Site accessibility for the disabled may be required

Most E-commerce web sites pose challenges to the disabled. At least 75% of the sites tested in a recent survey fail to meet the basic requirements for accessibility that the World Wide Web Consortium has created. Sites that may be easy to use for most people can be difficult or impossible to use for those with physical handicaps.

Recent lawsuits against American Airlines and Southwest Airlines may change this. Both airlines are being sued because their web sites pose challenges for the disabled. Access Now, a Florida non-profit that promotes accessibility, filed suit against the airlines, claiming that the laws that ensure that the disabled can get into public places also apply to the Internet.

Unfortunately for web builders, it's unclear how these laws that promote accessibility apply to the Internet. Previous cases against companies such as AOL and Barnes and Noble have been settled out of court. In the United States, Section 508 laws require that Federal agencies' electronic and information technology is accessible to people with disabilities. The Americans with Disabilities Act may apply to public sites, but this is unclear. Internationally, it becomes even more complex trying to understand what is required.

Section 508 discusses Web-based intranet and Internet information and applications. It establishes criteria based on guidelines developed by the Web Accessibility Initiative of the World Wide Web Consortium. The standards apply to Federal web sites, but not to private web sites unless a site is provided under contract to a Federal agency, in which case only that web site or portion covered by the contract would have to comply.

It is clear that handicapped people want to access web sites and that they are a large audience. Companies can accommodate these users by understanding how their site works for the handicapped. Many minor changes can make big improvements in accessibility.
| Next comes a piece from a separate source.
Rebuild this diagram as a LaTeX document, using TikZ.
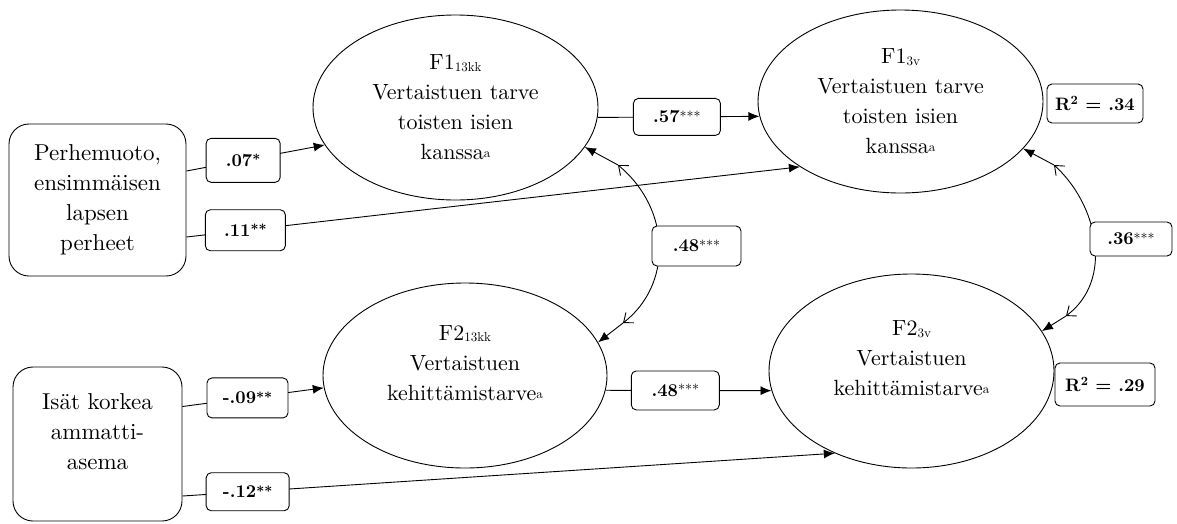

Finally, companies can use content management systems to generate new or alternate pages with improved accessibility.

According to WebAIM, an accessibility website, there are five types of disabilities that affect web usage.

They are:

* Visual impairments

* Hearing impairments

* Mobility impairments

* Cognitive impairments

* Seizure disorders

Several web sites provide free tools for evaluating your site's accessibility. WatchFire provides a free web page test. It allows you to put in a URL and check for accessibility barriers. Human Factors International hosts a streaming audio presentation that demonstrates how a website sounds to a user of a screen reader. It contrasts how an accessible page differs from a typical page. Vischeck provides an online service that simulates how any web page will look to people with various visual impairments.

If you decide that you need to make accessibility improvements to your site, the Web Accessibility Initiative of the World Wide Web Consortium is the place to start. They provide a variety of resources, and provide guidelines, check lists and other tools to help companies create accessible web sites.
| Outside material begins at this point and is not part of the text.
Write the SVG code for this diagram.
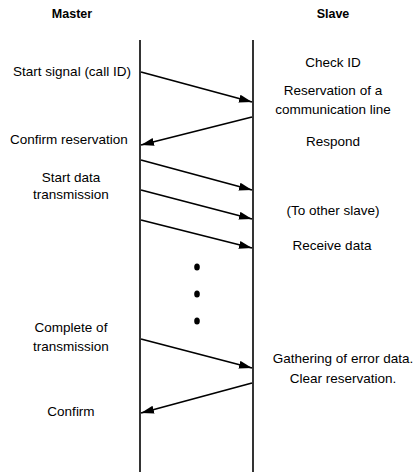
<svg xmlns="http://www.w3.org/2000/svg" width="419" height="472" viewBox="0 0 419 472">
<style>
text{font-family:"Liberation Sans",Arial,sans-serif;font-size:13.5px;fill:#000;text-anchor:middle}
.h{font-weight:bold;font-size:12.5px}
.life{stroke:#000;stroke-width:1.6;fill:none}
.msg{stroke:#000;stroke-width:1.8;fill:none;marker-end:url(#ah)}
</style>
<defs>
<marker id="ah" markerUnits="userSpaceOnUse" markerWidth="14" markerHeight="9" refX="13" refY="4.5" orient="auto">
<path d="M0,0.5 L13,4.5 L0,8.5 z" fill="#000"/>
</marker>
</defs>
<g id="master">
<text class="h" x="72" y="18">Master</text>
<line class="life" x1="140" y1="40" x2="140" y2="472"/>
</g>
<g id="slave">
<text class="h" x="333" y="18">Slave</text>
<line class="life" x1="253" y1="40" x2="253" y2="472"/>
</g>
<g id="master-labels">
<text x="72" y="76">Start signal (call ID)</text>
<text x="69" y="144">Confirm reservation</text>
<text x="71" y="182">Start data</text>
<text x="71" y="199">transmission</text>
<text x="71" y="332">Complete of</text>
<text x="71" y="351">transmission</text>
<text x="71" y="416">Confirm</text>
</g>
<g id="slave-labels">
<text x="333" y="67">Check ID</text>
<text x="333" y="95">Reservation of a</text>
<text x="333" y="114">communication line</text>
<text x="333" y="146">Respond</text>
<text x="333" y="215">(To other slave)</text>
<text x="332" y="250">Receive data</text>
<text x="343" y="363">Gathering of error data.</text>
<text x="343" y="383">Clear reservation.</text>
</g>
<g id="connectors">
<line class="msg" x1="141" y1="72" x2="252" y2="102"/>
<line class="msg" x1="252" y1="117" x2="141" y2="145"/>
<line class="msg" x1="141" y1="160" x2="252" y2="190"/>
<line class="msg" x1="141" y1="190" x2="252" y2="219"/>
<line class="msg" x1="141" y1="220" x2="252" y2="248"/>
<line class="msg" x1="141" y1="339" x2="252" y2="368"/>
<line class="msg" x1="252" y1="383" x2="141" y2="413"/>
</g>
<g id="ellipsis">
<ellipse cx="197" cy="267" rx="2.8" ry="3.6"/>
<ellipse cx="197" cy="294" rx="2.8" ry="3.6"/>
<ellipse cx="197" cy="321" rx="2.8" ry="3.6"/>
</g>
</svg>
Most companies can make accessibility improvements by following the W3's basic recommendations:

* Images and animations - Use the alt attribute to describe the function of each visual.

* Image maps - Use the client-side map and text for hotspots.
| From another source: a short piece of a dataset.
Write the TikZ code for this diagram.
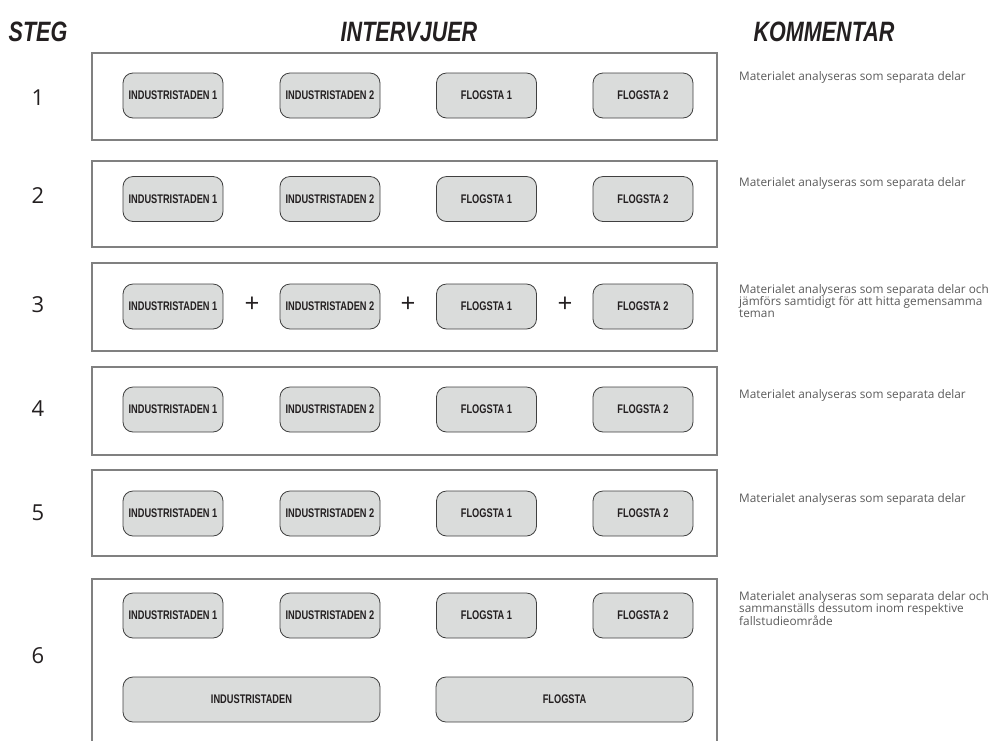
\documentclass[tikz,border=0pt]{standalone}
\usepackage{fontspec}
\setmainfont{Open Sans}
\newfontfamily\hdfont{Liberation Sans}[FakeStretch=0.77]
\newfontfamily\ndfont{Liberation Sans}[FakeStretch=0.74]
\newfontfamily\cmfont{Open Sans}
\newfontfamily\numfont{Open Sans}
\definecolor{frame}{HTML}{808080}
\definecolor{ndfill}{HTML}{DADCDB}
\definecolor{ndline}{HTML}{404040}
\definecolor{txt}{HTML}{231F20}
\definecolor{cmtxt}{HTML}{5A5A5A}
\tikzset{
  header/.style={font=\hdfont\bfseries\itshape\fontsize{28}{30}\selectfont, text=txt, inner sep=0pt},
  stepnum/.style={font=\numfont\fontsize{22}{24}\selectfont, text=txt, inner sep=0pt},
  rowframe/.style={draw=frame, line width=1.2pt},
  ivbox/.style={draw=ndline, fill=ndfill, line width=0.8pt, rounded corners=10pt,
    minimum width=100pt, minimum height=45pt, inner sep=0pt,
    font=\ndfont\bfseries\fontsize{12.5}{13}\selectfont, text=txt},
  bigbox/.style={ivbox, minimum width=257pt},
  plussign/.style={font=\numfont\fontsize{26}{28}\selectfont, text=txt, inner sep=0pt},
  comment/.style={font=\cmfont\fontsize{11.8}{12}\selectfont, text=cmtxt, inner sep=0pt, anchor=base west, align=left}
}
\begin{document}
\begin{tikzpicture}[x=1pt,y=-1pt]
\useasboundingbox (0,0) rectangle (997,740);
% headers
\node[header] (hsteg) at (38,32) {STEG};
\node[header] (hint) at (409,32) {INTERVJUER};
\node[header] (hkom) at (824,32) {KOMMENTAR};
% row frames
\draw[rowframe] (92,53) rectangle (717,140);
\draw[rowframe] (92,161) rectangle (717,247);
\draw[rowframe] (92,263) rectangle (717,351);
\draw[rowframe] (92,367) rectangle (717,455);
\draw[rowframe] (92,470) rectangle (717,556);
\draw[rowframe] (92,745) -- (92,579) -- (717,579) -- (717,745);
% step numbers
\node[stepnum] (s1) at (38,98) {1};
\node[stepnum] (s2) at (38,196) {2};
\node[stepnum] (s3) at (38,305) {3};
\node[stepnum] (s4) at (38,409) {4};
\node[stepnum] (s5) at (38,513) {5};
\node[stepnum] (s6) at (38,656) {6};
% interview boxes
\foreach \r/\y in {1/95.5,2/199,3/306.5,4/409.5,5/513.5,6/615.5}{
  \node[ivbox] (i1r\r) at (173,\y) {INDUSTRISTADEN 1};
  \node[ivbox] (i2r\r) at (330,\y) {INDUSTRISTADEN 2};
  \node[ivbox] (f1r\r) at (486.5,\y) {FLOGSTA 1};
  \node[ivbox] (f2r\r) at (643,\y) {FLOGSTA 2};
}
% plus signs in row 3
\node[plussign] (p1) at (252,305) {+};
\node[plussign] (p2) at (408,305) {+};
\node[plussign] (p3) at (565,305) {+};
% combined boxes row 6
\node[bigbox] (ind) at (251.5,699.5) {INDUSTRISTADEN};
\node[bigbox] (flo) at (564.5,699.5) {FLOGSTA};
% comments
\node[comment] (c1) at (739,80) {Materialet analyseras som separata delar};
\node[comment] (c2) at (739,186) {Materialet analyseras som separata delar};
\node[comment] (c3) at (739,317.6) {Materialet analyseras som separata delar och\\jämförs samtidigt för att hitta gemensamma\\teman};
\node[comment] (c4) at (739,398) {Materialet analyseras som separata delar};
\node[comment] (c5) at (739,502) {Materialet analyseras som separata delar};
\node[comment] (c6) at (739,625.6) {Materialet analyseras som separata delar och\\sammanställs dessutom inom respektive\\fallstudieområde};
\end{tikzpicture}
\end{document}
* Multimedia - Provide captioning and transcripts of audio, and descriptions of video.

* Hypertext links - Use text that makes sense when read out of context.

* Page organization - Use headings, lists and consistent structure and CSS for style.

* Graphs and charts - Summarize or use the longdesc attribute.

* Scripts, applets and plug-ins - Provide alternative content as needed.

* Frames - Use the noframes element and meaningful titles.

* Tables - Make line-by-line reading sensible. Summarize.

Unfortunately, it's very easy to understand what makes a web site difficult to use, but it can be harder to make a site accessible while also meeting all the other goals for the site. At many companies, there has not been anything pushing the need to make pages accessible. This may change, depending on how current lawsuits turn out.

Companies can hedge their bets by using a content-management system to generate their HTML. These systems allow you to tag pages semantically, and they will generate HTML or other code automatically. The benefit of this approach is that you can modify your page-generation templates for improved accessibility now. As accessibility requirements evolve, you can regenerate your pages using updated templates, or even create alternate templates for specific groups of users.